Она не испытывала угрызений совести по поводу того, что не сообщила ему о своей беременности. Он сам во всем виноват. И никто не мог предположить, что три с лишним года спустя его вдруг взволнует судьба двойного плода их давно забытой любви. Забытой им. Она-то помнила о нем и днем, и ночью.
Барт спросил, как росли дети. Что она могла ответить ему? Что ей пришлось искать кормилицу, потому что в ее груди пропало молоко в тот самый день, когда она узнала о его свадьбе?
Эту новость принесла соседка, жившая через пару десятков метров от ее домика на берегу, добрая душа. Она перегнулась через забор и заглянула во двор, где сидела с книжкой Алрика, покачивая коляску с близнецами.
— Слыхала? — почти торжествующе спросила дородная миссис Пустер, утвердив на ограде свой впечатляющих размеров бюст. — Твой-то…
— Вы о ком? — безразлично поморгала Алрика, с неохотой отрываясь от книжки.
— Мистер Элдридж женится на какой-то миллионерше. Вон, в газете пишут! — Миссис Пустер протянула Алрике смятый газетный листок, в который, судя по всему, перед этим заворачивали покупки.

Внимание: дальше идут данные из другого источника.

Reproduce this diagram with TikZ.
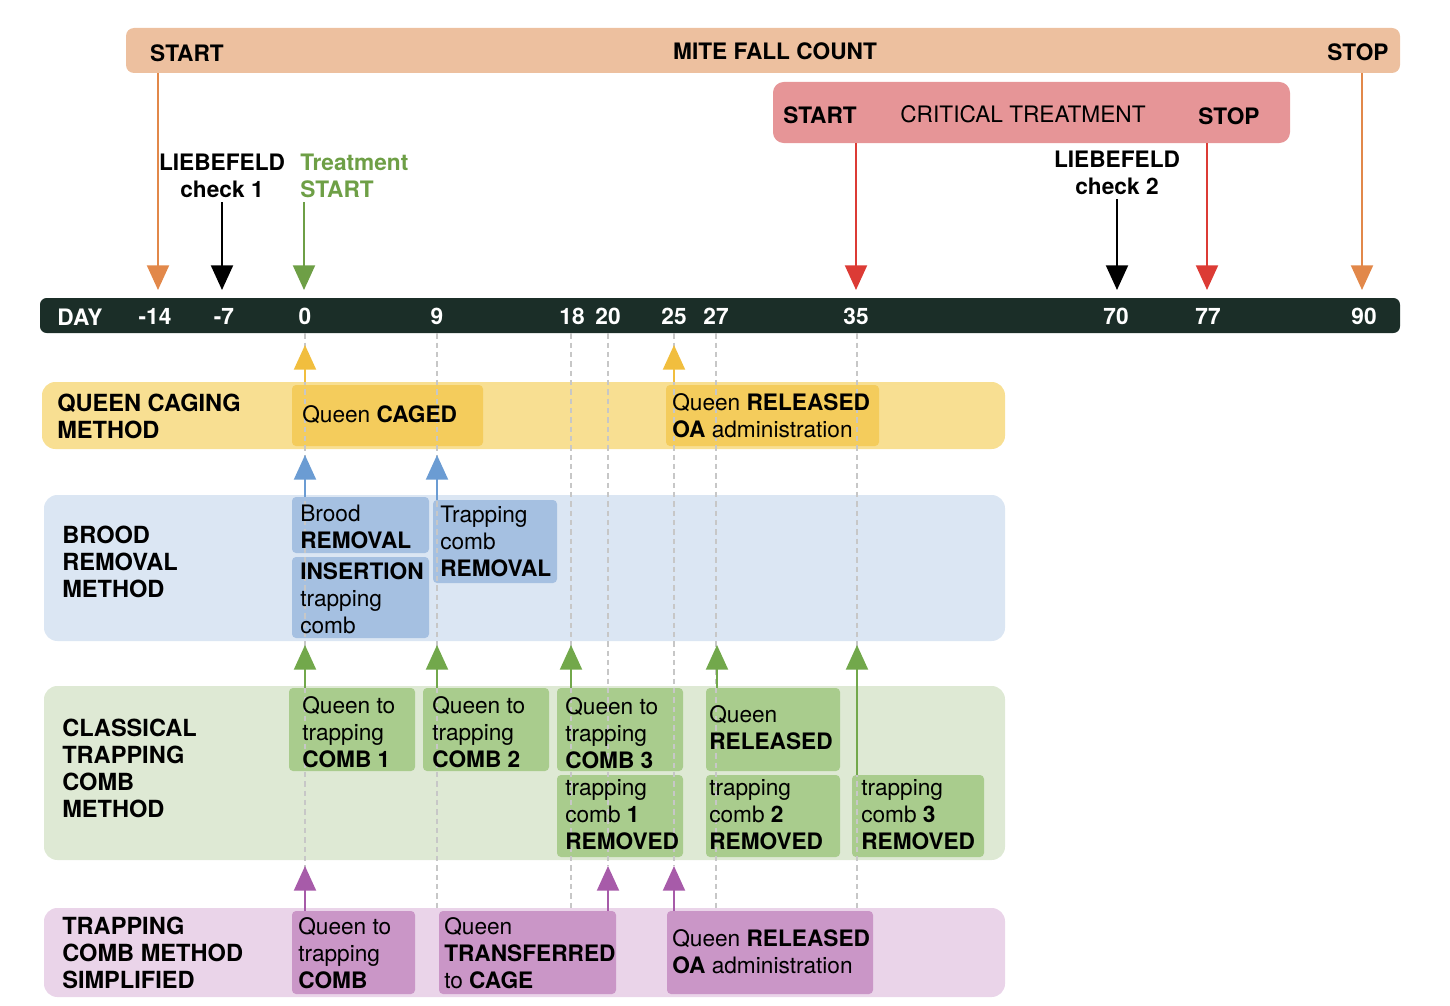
\documentclass[tikz,border=0pt]{standalone}
\usepackage{fontspec}
\setmainfont{TeX Gyre Heros}
\usetikzlibrary{arrows.meta,fit}
\definecolor{peach}{HTML}{EDC09F}
\definecolor{critc}{HTML}{E69597}
\definecolor{tlc}{HTML}{1B2E28}
\definecolor{orangea}{HTML}{E2884A}
\definecolor{reda}{HTML}{DC3B35}
\definecolor{tgreen}{HTML}{6E9F46}
\definecolor{yband}{HTML}{F8DF92}
\definecolor{ybox}{HTML}{F4CC5C}
\definecolor{yarr}{HTML}{F1BE3E}
\definecolor{bband}{HTML}{DBE6F3}
\definecolor{bbox}{HTML}{A5C0E1}
\definecolor{barr}{HTML}{6B9CD3}
\definecolor{gband}{HTML}{DEE9D4}
\definecolor{gbox}{HTML}{A9CC8D}
\definecolor{garr}{HTML}{72A84B}
\definecolor{pband}{HTML}{EAD4E9}
\definecolor{pbox}{HTML}{CA96C7}
\definecolor{parr}{HTML}{A75BA9}
\tikzset{
  band/.style={inner sep=0pt, rounded corners=10pt, draw=none},
  evbox/.style={inner sep=0pt, rounded corners=3pt, draw=none},
  arr/.style={line width=1.5pt, -{Triangle[width=16.5pt,length=18.5pt]}},
  dl/.style={draw=black!22, line width=0.9pt, dash pattern=on 4pt off 3pt},
  lbl/.style={anchor=west, align=left, inner sep=0pt},
  blbl/.style={anchor=west, align=left, inner sep=0pt, font=\fontsize{17.7}{20.25}\selectfont\bfseries},
  tick/.style={text=white, font=\fontsize{17}{20.25}\selectfont\bfseries, inner sep=0pt},
}
\begin{document}
\begin{tikzpicture}[x=0.75pt,y=-0.75pt,font=\fontsize{17}{20.25}\selectfont]
\useasboundingbox (0,0) rectangle (1450,1006);
% top bars
\node[fit={(126,28) (1400,73)}, band, rounded corners=6pt, fill=peach] (mfc) {};
\node[fit={(773,82) (1290,143)}, band, rounded corners=8pt, fill=critc] (ct) {};
\node[fit={(40,298) (1400,333)}, band, rounded corners=5pt, fill=tlc] (tl) {};
% bands
\node[fit={(42,382) (1005,449)}, band, fill=yband] (qband) {};
\node[fit={(44,495) (1005,641)}, band, fill=bband] (bbandn) {};
\node[fit={(44,686) (1005,860)}, band, fill=gband] (gbandn) {};
\node[fit={(44,908) (1005,997)}, band, fill=pband] (pbandn) {};
% event boxes
\node[fit={(292,385) (483,446)}, evbox, fill=ybox] (caged) {};
\node[fit={(666,385) (879,446)}, evbox, fill=ybox] (qrel) {};
\node[fit={(292,497) (429,553)}, evbox, fill=bbox] (brood) {};
\node[fit={(292,557) (429,638)}, evbox, fill=bbox] (insert) {};
\node[fit={(433,500) (557,583)}, evbox, fill=bbox] (trem) {};
\node[fit={(289,688) (415,771)}, evbox, fill=gbox] (comb1) {};
\node[fit={(423,688) (549,771)}, evbox, fill=gbox] (comb2) {};
\node[fit={(557,688) (683,771)}, evbox, fill=gbox] (comb3) {};
\node[fit={(706,688) (840,771)}, evbox, fill=gbox] (grel) {};
\node[fit={(557,775) (683,857)}, evbox, fill=gbox] (tc1) {};
\node[fit={(706,775) (840,857)}, evbox, fill=gbox] (tc2) {};
\node[fit={(852,775) (984,857)}, evbox, fill=gbox] (tc3) {};
\node[fit={(292,911) (415,994)}, evbox, fill=pbox] (ptc) {};
\node[fit={(439,911) (616,994)}, evbox, fill=pbox] (ptrans) {};
\node[fit={(667,911) (873,994)}, evbox, fill=pbox] (prel) {};
% tip coordinates
\coordinate (tm14) at (158,290);
\coordinate (tm7) at (222,290);
\coordinate (t0) at (304,290);
\coordinate (t35) at (856,290);
\coordinate (t70) at (1117,290);
\coordinate (t77) at (1207,290);
\coordinate (t90) at (1362,290);
\coordinate (uy0) at (305,345);
\coordinate (uy25) at (674,345);
\coordinate (ub0) at (305,455);
\coordinate (ub9) at (437,455);
\coordinate (ug0) at (305,645);
\coordinate (ug9) at (437,645);
\coordinate (ug18) at (571,645);
\coordinate (ug27) at (717,645);
\coordinate (ug35) at (857,645);
\coordinate (up0) at (305,866);
\coordinate (up20) at (608,866);
\coordinate (up25) at (674,866);
% dashed guide lines
\draw[dl] (tl.south -| uy0) -- (pbandn.north -| uy0);
\draw[dl] (tl.south -| ub9) -- (pbandn.north -| ub9);
\draw[dl] (tl.south -| ug18) -- (pbandn.north -| ug18);
\draw[dl] (tl.south -| up20) -- (up20);
\draw[dl] (tl.south -| up25) -- (up25);
\draw[dl] ([xshift=-0.75pt]tl.south -| ug27) -- ([xshift=-0.75pt]pbandn.north -| ug27);
\draw[dl] (tl.south -| ug35) -- (pbandn.north -| ug35);
% top labels
\node[font=\fontsize{17}{20.25}\selectfont\bfseries, inner sep=0pt] (mstart) at (187,53) {START};
\node[font=\fontsize{17}{20.25}\selectfont\bfseries, inner sep=0pt] (mmid) at (775,51) {MITE FALL COUNT};
\node[font=\fontsize{17}{20.25}\selectfont\bfseries, inner sep=0pt] (mstop) at (1358,52) {STOP};
\node[font=\fontsize{17}{20.25}\selectfont\bfseries, inner sep=0pt] (cstart) at (820,115) {START};
\node[inner sep=0pt] (cmid) at (1023,114) {CRITICAL TREATMENT};
\node[font=\fontsize{17}{20.25}\selectfont\bfseries, inner sep=0pt] (cstop) at (1229,116) {STOP};
\node[font=\fontsize{17}{20.25}\selectfont\bfseries, align=center, inner sep=0pt] (lb1) at (222,176) {LIEBEFELD\\check 1};
\node[font=\fontsize{17}{20.25}\selectfont\bfseries, align=left, anchor=west, inner sep=0pt, text=tgreen] (ts) at (300,176) {Treatment\\START};
\node[font=\fontsize{17}{20.25}\selectfont\bfseries, align=center, inner sep=0pt] (lb2) at (1117,173) {LIEBEFELD\\check 2};
% timeline labels
\node[tick] (dday) at (80,317) {DAY};
\node[tick] (dm14) at (155,316) {-14};
\node[tick] (dm7) at (224,316) {-7};
\node[tick] (d0) at (305,316) {0};
\node[tick] (d9) at (437,316) {9};
\node[tick] (d18) at (572,316) {18};
\node[tick] (d20) at (608,316) {20};
\node[tick] (d25) at (674,316) {25};
\node[tick] (d27) at (716,316) {27};
\node[tick] (d35) at (856,316) {35};
\node[tick] (d70) at (1116,316) {70};
\node[tick] (d77) at (1208,316) {77};
\node[tick] (d90) at (1364,316) {90};
% top arrows
\draw[arr, orangea] (mfc.south -| tm14) -- (tm14);
\draw[arr, orangea] (mfc.south -| t90) -- (t90);
\draw[arr, reda] (ct.south -| t35) -- (t35);
\draw[arr, reda] (ct.south -| t77) -- (t77);
\draw[arr, black] ([yshift=-3pt]lb1.south -| tm7) -- (tm7);
\draw[arr, black] ([yshift=-3pt]lb2.south -| t70) -- (t70);
\draw[arr, tgreen] ([yshift=-3pt]ts.south -| t0) -- (t0);
% row arrows
\draw[arr, yarr] (qband.north -| uy0) -- (uy0);
\draw[arr, yarr] (qband.north -| uy25) -- (uy25);
\draw[arr, barr] (brood.north -| ub0) -- (ub0);
\draw[arr, barr] (trem.north -| ub9) -- (ub9);
\draw[arr, garr] (comb1.north -| ug0) -- (ug0);
\draw[arr, garr] (comb2.north -| ug9) -- (ug9);
\draw[arr, garr] (comb3.north -| ug18) -- (ug18);
\draw[arr, garr] (grel.north -| ug27) -- (ug27);
\draw[arr, garr] (tc3.north -| ug35) -- (ug35);
\draw[arr, parr] (ptc.north -| up0) -- (up0);
\draw[arr, parr] (ptrans.north -| up20) -- (up20);
\draw[arr, parr] (prel.north -| up25) -- (up25);
% band labels
\node[blbl] (qlab) at (57,416) {QUEEN CAGING\\METHOD};
\node[blbl] (blab) at (62,562) {BROOD\\REMOVAL\\METHOD};
\node[blbl] (glab) at (62,768) {CLASSICAL\\TRAPPING\\COMB\\METHOD};
\node[blbl] (plab) at (62,953) {TRAPPING\\COMB METHOD\\SIMPLIFIED};
% event texts
\node[lbl] (cagedt) at (302,415) {Queen \textbf{CAGED}};
\node[lbl] (qrelt) at (672,416) {Queen \textbf{RELEASED}\\\textbf{OA} administration};
\node[lbl] (broodt) at (300,527) {Brood\\\textbf{REMOVAL}};
\node[lbl] (insertt) at (300,598) {\textbf{INSERTION}\\trapping\\comb};
\node[lbl] (tremt) at (440,541) {Trapping\\comb\\\textbf{REMOVAL}};
\node[lbl] (comb1t) at (302,732) {Queen to\\trapping\\\textbf{COMB 1}};
\node[lbl] (comb2t) at (432,732) {Queen to\\trapping\\\textbf{COMB 2}};
\node[lbl] (comb3t) at (565,733) {Queen to\\trapping\\\textbf{COMB 3}};
\node[lbl] (grelt) at (709,728) {Queen\\\textbf{RELEASED}};
\node[lbl] (tc1t) at (565,815) {trapping\\comb \textbf{1}\\\textbf{REMOVED}};
\node[lbl] (tc2t) at (709,815) {trapping\\comb \textbf{2}\\\textbf{REMOVED}};
\node[lbl] (tc3t) at (861,815) {trapping\\comb \textbf{3}\\\textbf{REMOVED}};
\node[lbl] (ptct) at (298,953) {Queen to\\trapping\\\textbf{COMB}};
\node[lbl] (ptranst) at (444,953) {Queen\\\textbf{TRANSFERRED}\\to \textbf{CAGE}};
\node[lbl] (prelt) at (672,952) {Queen \textbf{RELEASED}\\\textbf{OA} administration};
\end{tikzpicture}
\end{document}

Алрика машинально подошла и взяла газету. Да, действительно, там сообщалось о свадьбе Бартона Элдриджа и некой Элис Офейлер, и даже прилагалась фотография: сияющий Барт под руку с тощей кикиморой, сгибающейся под тяжестью драгоценностей.
— Ну и что, — деланно пожала плечами Алрика, возвращая газету миссис Пустер, готовой перепрыгнуть через забор от любопытства. Как же! Ей предстоит еще рассказать всем в округе, как Алрика Робинс реагировала на известие о женитьбе бывшего мужа. — Мне больше нет до него никакого дела, для меня этот человек давно не существует.
Она взяла коляску и укатила ее в дом, подальше от любопытных взглядов. Уложила детей спать и только после этого заперлась у себя в спальне, упала на кровать и разрыдалась.
А ведь она ждала его до последнего! Каждую минуту ей мерещилось, что вот-вот откроется дверь и Барт вернется. Она даже кровать выбрала помягче и пошире — на случай, если он захочет снова приласкать свою когда-то любимую жену. А потом жалела об этом. Алрике было так одиноко на этой двуспальной кровати!
Если бы Барт знал, как она ждет его, как он нужен ей, как ей плохо и тошно без Него! Но нет. Ей не хотелось тешить его тупое мужское самолюбие.
Стоило ли ему знать, как она одинока и напугана… Еще бы — она до самых родов не могла поверить, что ей придется растить ребенка одной. А когда врач с доброй улыбкой на лице сообщил Алрике, что она станет матерью сразу двоих малышей, неизвестно, что она испытала в большей мере — радость или страх. Скорее, последнее.